Prove by induction that $$\lim_{x \to a} \frac{x^n-a^n}{x-a}=na^{n-1}.$$

I did a strange proof using two initial results: We know that result is true for $n=1$ and $n=2$. Assuming the result is true for $n=k-1$ and $n=k$, I can prove the result for $n=k+1$. For this I used my assumption for the case of $n=k$, and used a random multiplier to get the desired result: $$\lim_{x \to a} \frac{x^{k}-a^{k}}{x-a}·\frac{x+a}{x+a}.$$ During the simplification I had to use my $n=k-1$ case result as well.

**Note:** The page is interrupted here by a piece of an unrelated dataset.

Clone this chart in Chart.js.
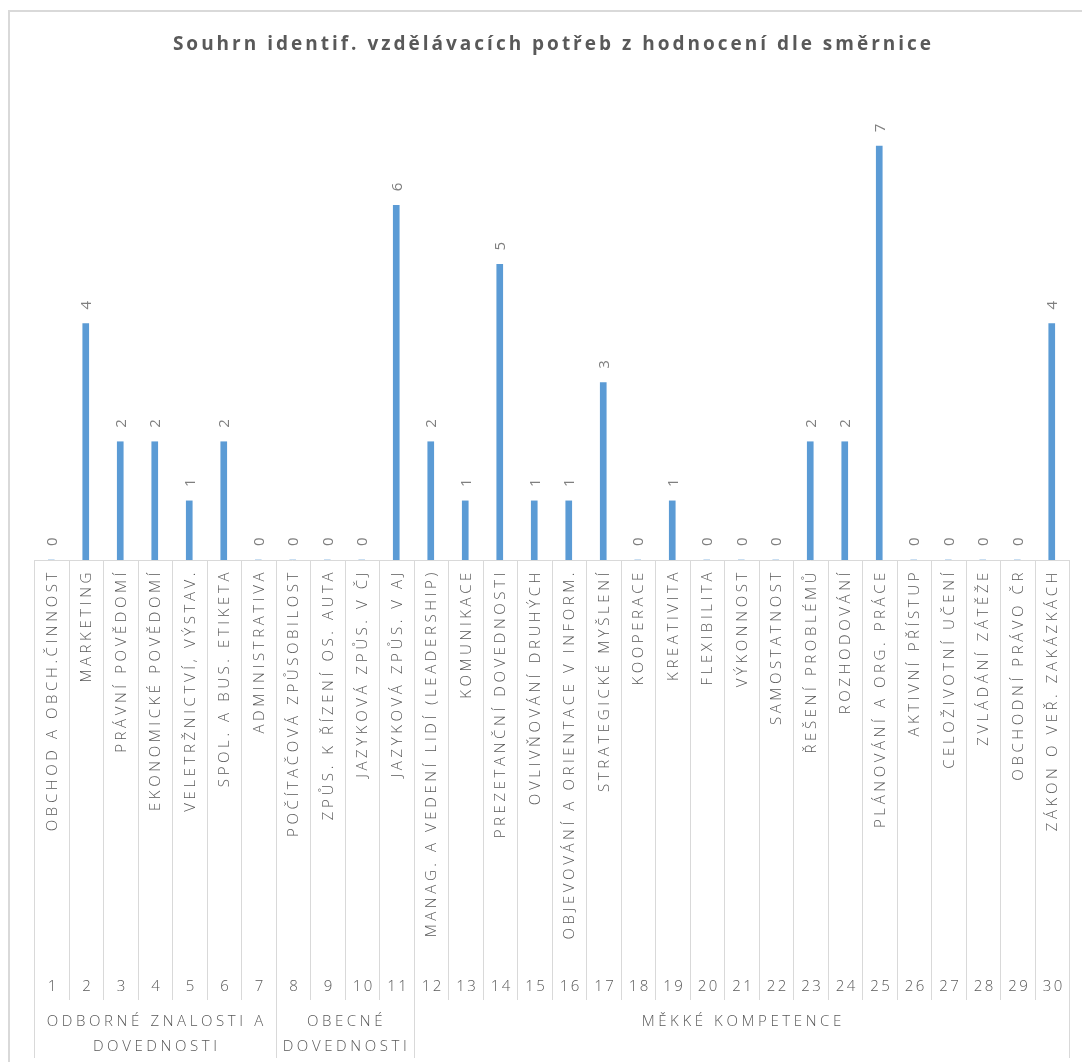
<!DOCTYPE html>
<html lang="cs">
<head>
<meta charset="utf-8">
<title>Souhrn identif. vzdělávacích potřeb z hodnocení dle směrnice</title>
<script src="https://cdn.jsdelivr.net/npm/chart.js@4/dist/chart.umd.min.js"></script>
<style>
  html, body { margin: 0; padding: 0; background: #ffffff; }
  #wrap { width: 1082px; height: 1062px; position: relative; }
</style>
</head>
<body>
<div id="wrap"><canvas id="chart" width="1082" height="1062"></canvas></div>
<script>
// Chart title
const chartTitle = 'Souhrn identif. vzdělávacích potřeb z hodnocení dle směrnice';

// Competence names (first axis row)
const categories = [
  'OBCHOD A OBCH.ČINNOST',
  'MARKETING',
  'PRÁVNÍ POVĚDOMÍ',
  'EKONOMICKÉ POVĚDOMÍ',
  'VELETRŽNICTVÍ, VÝSTAV.',
  'SPOL. A BUS. ETIKETA',
  'ADMINISTRATIVA',
  'POČÍTAČOVÁ ZPŮSOBILOST',
  'ZPŮS. K ŘÍZENÍ OS. AUTA',
  'JAZYKOVÁ ZPŮS. V ČJ',
  'JAZYKOVÁ ZPŮS. V AJ',
  'MANAG. A VEDENÍ LIDÍ (LEADERSHIP)',
  'KOMUNIKACE',
  'PREZETANČNÍ DOVEDNOSTI',
  'OVLIVŇOVÁNÍ DRUHÝCH',
  'OBJEVOVÁNÍ A ORIENTACE V INFORM.',
  'STRATEGICKÉ MYŠLENÍ',
  'KOOPERACE',
  'KREATIVITA',
  'FLEXIBILITA',
  'VÝKONNOST',
  'SAMOSTATNOST',
  'ŘEŠENÍ PROBLÉMŮ',
  'ROZHODOVÁNÍ',
  'PLÁNOVÁNÍ A ORG. PRÁCE',
  'AKTIVNÍ PŘÍSTUP',
  'CELOŽIVOTNÍ UČENÍ',
  'ZVLÁDÁNÍ ZÁTĚŽE',
  'OBCHODNÍ PRÁVO ČR',
  'ZÁKON O VEŘ. ZAKÁZKÁCH'
];

// Item numbers (second axis row)
const itemNumbers = [
  '1','2','3','4','5','6','7','8','9','10',
  '11','12','13','14','15','16','17','18','19','20',
  '21','22','23','24','25','26','27','28','29','30'
];

// Groups (third axis row): label lines and number of items in each group
const groupLabels = [
  ['ODBORNÉ ZNALOSTI A', 'DOVEDNOSTI'],
  ['OBECNÉ', 'DOVEDNOSTI'],
  ['MĚKKÉ KOMPETENCE']
];
const groupSizes = [7, 4, 19];

// Number of identified needs per item
const needCounts = [
  0, 4, 2, 2, 1, 2, 0, 0, 0, 0,
  6, 2, 1, 5, 1, 1, 3, 0, 1, 0,
  0, 0, 2, 2, 7, 0, 0, 0, 0, 4
];

const BAR_COLOR = '#5b9bd5';
const TEXT_COLOR = '#595959';
const LABEL_COLOR = '#7f7f7f';
const LINE_COLOR = '#d9d9d9';
const FONT = '"Open Sans", "DejaVu Sans", sans-serif';

// Draws the frame, title, value labels and the three-row category axis
const decorations = {
  id: 'decorations',
  beforeDraw(chart) {
    const ctx = chart.ctx;
    ctx.save();
    ctx.fillStyle = '#ffffff';
    ctx.fillRect(0, 0, chart.width, chart.height);
    ctx.strokeStyle = LINE_COLOR;
    ctx.lineWidth = 2;
    ctx.beginPath();
    ctx.moveTo(9, chart.height);
    ctx.lineTo(9, 11);
    ctx.lineTo(chart.width, 11);
    ctx.stroke();
    ctx.restore();
  },
  afterDraw(chart) {
    const ctx = chart.ctx;
    const area = chart.chartArea;
    const x = chart.scales.x;
    const edge = i => x.getPixelForValue(i - 0.5);
    const n = categories.length;

    // title
    ctx.save();
    ctx.fillStyle = TEXT_COLOR;
    ctx.font = 'bold 19px ' + FONT;
    ctx.letterSpacing = '3px';
    ctx.textAlign = 'center';
    ctx.textBaseline = 'middle';
    ctx.fillText(chartTitle, (area.left + area.right) / 2 + 2, 45);
    ctx.restore();

    // value labels above bars
    const meta = chart.getDatasetMeta(0);
    ctx.save();
    ctx.fillStyle = LABEL_COLOR;
    ctx.font = '15px ' + FONT;
    ctx.textAlign = 'left';
    ctx.textBaseline = 'middle';
    meta.data.forEach((bar, i) => {
      ctx.save();
      ctx.translate(bar.x + 1, bar.y - 14);
      ctx.rotate(-Math.PI / 2);
      ctx.fillText(String(needCounts[i]), 0, 0);
      ctx.restore();
    });
    ctx.restore();

    // axis geometry
    const axisY = area.bottom;
    const row2Bottom = 1000;
    const row3Bottom = 1058;

    ctx.save();
    ctx.strokeStyle = LINE_COLOR;
    ctx.lineWidth = 1;
    ctx.beginPath();
    ctx.moveTo(edge(0), axisY + 0.5);
    ctx.lineTo(edge(n), axisY + 0.5);
    // dividers between items
    for (let i = 0; i <= n; i++) {
      const px = Math.round(edge(i)) + 0.5;
      ctx.moveTo(px, axisY);
      ctx.lineTo(px, row2Bottom);
    }
    // dividers between groups
    let start = 0;
    const groupEdges = [0];
    groupSizes.forEach(s => { start += s; groupEdges.push(start); });
    groupEdges.forEach(g => {
      const px = Math.round(edge(g)) + 0.5;
      ctx.moveTo(px, row2Bottom);
      ctx.lineTo(px, row3Bottom);
    });
    ctx.stroke();

    // row 1: rotated competence names
    ctx.fillStyle = TEXT_COLOR;
    ctx.font = '300 15px ' + FONT;
    ctx.letterSpacing = '3.6px';
    ctx.textAlign = 'right';
    ctx.textBaseline = 'middle';
    categories.forEach((name, i) => {
      ctx.save();
      ctx.translate(x.getPixelForValue(i) + 1, axisY + 9);
      ctx.rotate(-Math.PI / 2);
      ctx.fillText(name, 0, 0);
      ctx.restore();
    });

    // row 2: item numbers
    ctx.font = '300 15px ' + FONT;
    ctx.letterSpacing = '2.5px';
    ctx.textAlign = 'center';
    itemNumbers.forEach((num, i) => {
      ctx.fillText(num, x.getPixelForValue(i) + 2, 987);
    });

    // row 3: group names
    ctx.font = '300 15px ' + FONT;
    ctx.letterSpacing = '3.6px';
    groupLabels.forEach((lines, g) => {
      const cx = (edge(groupEdges[g]) + edge(groupEdges[g + 1])) / 2 + 2;
      lines.forEach((line, k) => {
        ctx.fillText(line, cx, 1022 + k * 25);
      });
    });
    ctx.restore();
  }
};

new Chart(document.getElementById('chart'), {
  type: 'bar',
  data: {
    labels: categories,
    datasets: [{
      data: needCounts,
      backgroundColor: BAR_COLOR,
      borderWidth: 0,
      barThickness: 6
    }]
  },
  options: {
    responsive: false,
    animation: false,
    layout: { padding: { left: 34, right: 13, top: 87, bottom: 502 } },
    plugins: {
      legend: { display: false },
      title: { display: false },
      tooltip: { enabled: false }
    },
    scales: {
      x: { display: false, offset: true },
      y: { display: false, min: 0, max: 8 }
    }
  },
  plugins: [decorations]
});
</script>
</body>
</html>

Is this proof OK in terms of induction principle? I can show my whole working if needed.

Thank you.

Edit

whole proof:

$\lim_{x \to a} \frac{x^{k}-a^{k}}{x-a}·\frac{x+a}{x+a}=k.a^{k-1}$ (I'll omit limit notation for clarity)

$$\frac{x^{k}-a^{k}}{x-a}·\frac{x+a}{x+a}=k.a^{k-1}$$

$$\frac{1}{2a}\frac{x^{k+1}+ax^k-a^kx-a^{k+1}}{x-a}=k.a^{k-1}$$

$$\frac{1}{2a}(\frac{x^{k+1}-a^{k+1}}{x-a}+\frac{ax(x^{k-1}-a^{k-1})}{x-a})=k.a^{k-1}$$

$$\frac{1}{2a}[\frac{x^{k+1}-a^{k+1}}{x-a}+{a^2(k-1).a^{k-2}}]=k.a^{k-1}$$

Hence, $$\lim_{x \to a} \frac{x^{k+1}-a^{k+1}}{x-a}=(k+1)a^{k}.$$

Answer 1

Hint $$\frac{x^{n+1}-a^{n+1}}{x-a}=\frac{x^{n+1}-ax^n}{x-a}+\frac{ax^n-a^{n+1}}{x-a}$$

Answer 2

$$x^{n+1}-a^{n+1}=(x-a)(x^n+a^n)+ax(x^{n-1}-a^{n-1})$$

Answer 3

My algebra would be:

Suppose $\lim_\limits{x\to a} \frac {x^n-a^n}{x-a} = na^{n-1}$

Show that $\lim_\limits{x\to a} \frac {x^{n+1}-a^{n+1}}{x-a} = na^{n}$

$\frac {x\cdot x^{n} - a\cdot a^{n}}{x-a}$

Add and subtract the same term such that your expression will factor into something that lest you use the inductive hypothesis.

$\frac {x\cdot x^{n} -xa^n+xa^n- a\cdot a^{n}}{x-a}\\ \frac {x(x^{n} -a^n)}{x-a} +\frac{x -a}{x-a}a^n$

Then invoke the inductive hypothesis. Evaluate the limits for what remains and you are done.